Propos recueillis par le CSA et l’UAW

En cette semaine du 8 mars, journée internationale des droits des femmes, nous avons souhaité vous présenter deux agricultrices en mettant l’accent sur leur vision féminine de la profession ainsi que sur leur parcours au sein de leur Organisation Professionnelle Agricole.

Marie Agnès Kiteme

Je m’appelle Marie-Agnès, je suis femme agricultrice à Muhangi (Territoire de Lubero, Province du Nord-Kivu), membre d’une Organisation Paysanne dénommée UCOOFEA (Union des Coopératives des Femmes Agricultrices), l’une des Organisations membres de la LOFEPACO et bénéficiaires des actions de la LOFEPACO surtout dans le domaine de la sécurité alimentaire.

Je cultive du maïs, du manioc, et j’élève des lapins.

Cela prouve que le développement du leadership de la femme paysanne a tenu, bien qu’il y ait encore des choses à renforcer 

Delphine Ladouce

Je m’appelle Delphine, je suis agricultrice à Furfooz (Dinant), active dans la section locale UAW Condroz-Famenne, je suis mariée et j’ai trois enfants.

Cela fait trois ans que je suis revenue sur la ferme après avoir travaillé presqu’une vingtaine d’années à l’extérieur.

Avec mon mari, nous élevons des poulets, des porcs et des veaux.

L’agriculture c’est vraiment un super métier, c’est dur, mais quand on est passionnée, on relève les défis et on avance 

Qu’est-ce qu’une agricultrice selon vous ?

Marie-Agnès (MA) : Une agricultrice est une personne de sexe féminin qui cultive la terre ; c’est une personne qui joue un rôle important dans la sécurité alimentaire. Elle consacre l’essentiel de son temps aux activités agricoles pour la survie de sa famille et de la société. Une agricultrice n’a, par contre, pas les mêmes droits et possibilités d’accès à la terre et aux ressources agricoles qu’un agriculteur…

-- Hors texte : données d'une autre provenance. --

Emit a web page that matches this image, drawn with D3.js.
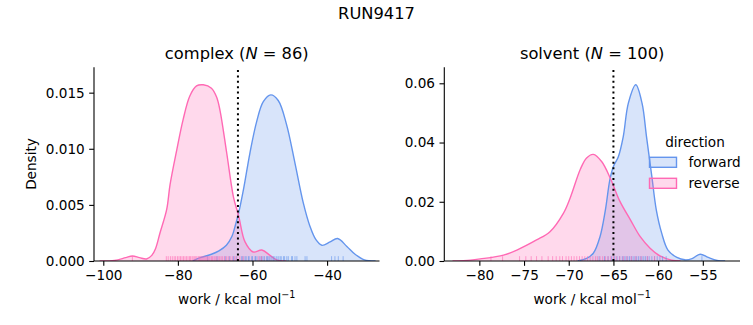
<!DOCTYPE html>
<html><head><meta charset="utf-8">
<script src="https://cdn.jsdelivr.net/npm/d3@7"></script>
<style>
body{margin:0;background:#fff;}
svg text{font-family:"DejaVu Sans",sans-serif;fill:#000;}
</style></head>
<body><svg id="c" width="753" height="325"></svg>
<script>
// ---------------- DATA ----------------
const suptitle = "RUN9417";
const directions = ["forward", "reverse"];
const colors = {forward: "#6495ED", reverse: "#FF69B4"};

// complex panel
const complexN = 86;
const complexDG = -63.9;
const complexXTicks = [-100, -80, -60, -40];
const complexYTicks = [0, 0.005, 0.010, 0.015];
const complexYTickLabels = ["0.000", "0.005", "0.010", "0.015"];
const complexFwdX = [-76, -74, -71, -69, -67, -65.5, -64.5, -63.7, -62.4, -60.7, -58.9, -57.1, -55.1, -53.1, -50.9, -48.6, -46.4, -44.6, -43.0, -41.4, -39.2, -37.2, -34.7, -32.5, -30, -27];
const complexFwdY = [0, 0.0003, 0.0006, 0.0009, 0.0014, 0.0022, 0.0033, 0.0043, 0.0064, 0.0096, 0.0124, 0.0142, 0.0148, 0.0143, 0.0122, 0.0087, 0.0052, 0.0031, 0.0019, 0.0014, 0.0017, 0.0020, 0.0013, 0.0006, 0.0001, 0];
const complexRevX = [-101, -97, -94, -92.2, -90.3, -88.4, -87.0, -86.0, -84.8, -83.0, -82.1, -80.3, -78.6, -76.8, -75.0, -73.2, -71.0, -69.6, -68.7, -66.9, -65.1, -63.7, -62.0, -59.8, -57.5, -55.3, -53.5, -51];
const complexRevY = [0, 0.00005, 0.0003, 0.00045, 0.0003, 0.00018, 0.0005, 0.0011, 0.0025, 0.0046, 0.0068, 0.0099, 0.0126, 0.0147, 0.0156, 0.0157, 0.0154, 0.0146, 0.0134, 0.0096, 0.0057, 0.0040, 0.0017, 0.0008, 0.00098, 0.0005, 0.0001, 0];
const complexFwdRug = [-72.0, -69.5, -67.3, -66.2, -65.1, -64.4, -62.9, -62.6, -62.0, -61.7, -61.1, -60.9, -60.2, -60.0, -59.3, -59.2, -58.8, -58.0, -57.6, -57.2, -56.8, -56.2, -56.0, -55.6, -55.3, -54.8, -54.4, -54.0, -53.5, -53.1, -52.6, -52.3, -51.7, -51.4, -50.8, -50.4, -49.5, -49.3, -48.6, -48.1, -45.9, -45.4, -38.8, -37.9, -37.0, -35.7];
const complexRevRug = [-92.2, -83.1, -82.6, -82.0, -81.5, -81.0, -80.6, -80.1, -79.7, -79.3, -78.9, -78.5, -78.1, -77.7, -77.3, -76.9, -76.6, -76.2, -75.9, -75.5, -75.2, -74.9, -74.5, -74.2, -73.9, -73.6, -73.3, -73.0, -72.7, -72.4, -72.1, -71.7, -71.4, -71.0, -70.7, -70.3, -70.0, -69.6, -69.2, -68.8, -68.4, -68.0, -67.5, -67.0, -66.5, -66.0, -65.4, -64.8, -64.2, -63.4, -62.5, -58.3, -57.6];

// solvent panel
const solventN = 100;
const solventDG = -65.0;
const solventXTicks = [-80, -75, -70, -65, -60, -55];
const solventYTicks = [0, 0.02, 0.04, 0.06];
const solventYTickLabels = ["0.00", "0.02", "0.04", "0.06"];
const solventFwdX = [-69, -68.0, -67.25, -66.5, -65.9, -65.4, -65.0, -64.45, -63.9, -63.33, -62.5, -61.8, -61.3, -60.7, -60.2, -59.6, -58.9, -57.9, -57.0, -56.2, -55.3, -54.4, -53.4, -52.5];
const solventFwdY = [0, 0.0009, 0.0026, 0.0082, 0.0172, 0.0274, 0.0319, 0.0352, 0.0420, 0.0533, 0.0595, 0.0533, 0.0420, 0.0285, 0.0172, 0.0094, 0.0037, 0.0012, 0.0004, 0.0008, 0.0023, 0.0012, 0.0002, 0];
const solventRevX = [-83, -81, -79.9, -77.3, -75.8, -73.6, -72.1, -70.6, -69.85, -68.7, -68.0, -67.25, -66.3, -65.3, -64.3, -63.1, -62.0, -60.9, -59.8, -58.5, -57.5];
const solventRevY = [0, 0.0003, 0.0007, 0.0020, 0.0037, 0.0071, 0.0099, 0.0161, 0.0212, 0.0310, 0.0348, 0.0360, 0.0335, 0.0276, 0.0203, 0.0139, 0.0082, 0.0043, 0.0017, 0.0003, 0];
const solventFwdRug = [-66.6, -66.0, -65.6, -65.2, -64.9, -64.6, -64.3, -64.0, -63.8, -63.6, -63.4, -63.2, -63.0, -62.8, -62.6, -62.4, -62.2, -62.0, -61.8, -61.6, -61.4, -61.2, -61.0, -60.7, -60.4, -60.1, -59.8, -59.5, -59.1, -55.1];
const solventRevRug = [-78.7, -77.4, -75.5, -74.8, -74.2, -73.6, -73.0, -72.3, -71.8, -71.4, -71.0, -70.7, -70.3, -70.0, -69.7, -69.4, -69.1, -68.8, -68.5, -68.2, -67.9, -67.6, -67.3, -67.0, -66.8, -66.5, -66.2, -65.9, -65.6, -65.3, -65.0, -64.7, -64.3, -63.9, -63.5, -63.0, -62.5, -61.9, -61.2, -60.4];

// ---------------- DRAW ----------------
const svg = d3.select("#c");
const FS = 13.6;

svg.append("text").attr("x", 376.5).attr("y", 19).attr("text-anchor", "middle")
  .style("font-size", "16.3px").text(suptitle);

function panel(cfg) {
  const x = d3.scaleLinear().domain(cfg.xdom).range([cfg.left, cfg.right]);
  const y = d3.scaleLinear().domain(cfg.ydom).range([cfg.bottom, cfg.top]);
  const g = svg.append("g");
  const curve = d3.curveCatmullRom.alpha(0.5);
  const area = d3.area().x(d => x(d[0])).y0(y(0)).y1(d => y(d[1])).curve(curve);
  const line = d3.line().x(d => x(d[0])).y(d => y(d[1])).curve(curve);
  const series = [
    {dir: "forward", pts: d3.zip(cfg.fwdX, cfg.fwdY), rug: cfg.fwdRug},
    {dir: "reverse", pts: d3.zip(cfg.revX, cfg.revY), rug: cfg.revRug}
  ];
  const clipId = "clip-" + cfg.name;
  svg.append("clipPath").attr("id", clipId).append("rect")
    .attr("x", cfg.left).attr("y", cfg.top - 5).attr("width", cfg.right - cfg.left).attr("height", cfg.bottom - cfg.top + 5);
  const gc = g.append("g").attr("clip-path", `url(#${clipId})`);
  series.forEach(s => {
    gc.append("path").datum(s.pts).attr("d", area)
      .attr("fill", colors[s.dir]).attr("fill-opacity", 0.25).attr("stroke", "none");
  });
  series.forEach(s => {
    gc.append("path").datum(s.pts).attr("d", line)
      .attr("fill", "none").attr("stroke", colors[s.dir]).attr("stroke-width", 1.4);
  });
  // rugs
  const rugH = (cfg.bottom - cfg.top) * 0.025;
  series.forEach(s => {
    g.selectAll(null).data(s.rug).enter().append("line")
      .attr("x1", d => x(d)).attr("x2", d => x(d))
      .attr("y1", y(0)).attr("y2", y(0) - rugH)
      .attr("stroke", colors[s.dir]).attr("stroke-width", 1).attr("stroke-opacity", 0.6);
  });
  // dotted line
  g.append("line").attr("x1", x(cfg.dg)).attr("x2", x(cfg.dg))
    .attr("y1", cfg.bottom).attr("y2", cfg.top)
    .attr("stroke", "#000").attr("stroke-width", 2).attr("stroke-dasharray", "2,3.4");

  // axes
  const xAxis = d3.axisBottom(x).tickValues(cfg.xticks).tickSize(4.8).tickPadding(4.5)
    .tickFormat(d => (d < 0 ? "\u2212" : "") + Math.abs(d));
  const gx = g.append("g").attr("transform", `translate(0,${cfg.bottom})`).call(xAxis);
  gx.select(".domain").attr("d", `M${cfg.left},0H${cfg.right}`);
  const yAxis = d3.axisLeft(y).tickValues(cfg.yticks).tickSize(4.8).tickPadding(4.5)
    .tickFormat((d, i) => cfg.ylabels[i]);
  const gy = g.append("g").attr("transform", `translate(${cfg.left},0)`).call(yAxis);
  gy.select(".domain").attr("d", `M0,${cfg.bottom}V${cfg.top}`);
  [gx, gy].forEach(a => {
    a.selectAll("text").style("font-size", FS + "px").style("font-family", "DejaVu Sans");
    a.selectAll("line, path").attr("stroke", "#000").attr("stroke-width", 1.1);
  });

  // title
  const cx = (cfg.left + cfg.right) / 2;
  const t = g.append("text").attr("x", cx).attr("y", 59).attr("text-anchor", "middle")
    .style("font-size", "16.3px");
  t.append("tspan").text(cfg.name + " (");
  t.append("tspan").style("font-style", "italic").text("N");
  t.append("tspan").text(" = " + cfg.n + ")");

  // x label
  const xl = g.append("text").attr("x", cx).attr("y", 303.5).attr("text-anchor", "middle")
    .style("font-size", FS + "px");
  xl.append("tspan").text("work / kcal mol");
  xl.append("tspan").attr("dy", -5.5).style("font-size", "9.6px").text("\u22121");
  return {x, y};
}

panel({name: "complex", n: complexN, left: 94, right: 379.5, top: 67.3, bottom: 261,
  xdom: [-102.49, -25.95], ydom: [0, 0.01726],
  fwdX: complexFwdX, fwdY: complexFwdY, revX: complexRevX, revY: complexRevY,
  fwdRug: complexFwdRug, revRug: complexRevRug, dg: complexDG,
  xticks: complexXTicks, yticks: complexYTicks, ylabels: complexYTickLabels});

panel({name: "solvent", n: solventN, left: 444.3, right: 740, top: 67.3, bottom: 261,
  xdom: [-83.92, -50.84], ydom: [0, 0.0654],
  fwdX: solventFwdX, fwdY: solventFwdY, revX: solventRevX, revY: solventRevY,
  fwdRug: solventFwdRug, revRug: solventRevRug, dg: solventDG,
  xticks: solventXTicks, yticks: solventYTicks, ylabels: solventYTickLabels});

// y label
svg.append("text").attr("transform", "translate(35.5,164) rotate(-90)")
  .attr("text-anchor", "middle").style("font-size", FS + "px").text("Density");

// legend
const lg = svg.append("g");
lg.append("text").attr("x", 695).attr("y", 146.5).attr("text-anchor", "middle")
  .style("font-size", FS + "px").text("direction");
directions.forEach((d, i) => {
  const yy = 157.3 + i * 21;
  lg.append("rect").attr("x", 649.5).attr("y", yy).attr("width", 27).attr("height", 10)
    .attr("fill", colors[d]).attr("fill-opacity", 0.25).attr("stroke", colors[d]).attr("stroke-width", 1.4);
  lg.append("text").attr("x", 688.5).attr("y", yy + 9.8).style("font-size", FS + "px").text(d);
});
</script></body></html>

Delphine (D) : C’est un métier multi-tâches : « il faut savoir toucher à tout ! »

Au sein d’une exploitation, l’agricultrice apporte également une approche plus sensible de la profession, notamment du point de vue de la gestion des différents problèmes que l’on peut rencontrer. Que cela soit en termes de suivi des animaux ou des cultures, l’agricultrice et l’agriculteur abordent leur métier de manière différente mais complémentaire.

Arrivez-vous à vous faire entendre en tant qu’agricultrice et comment ?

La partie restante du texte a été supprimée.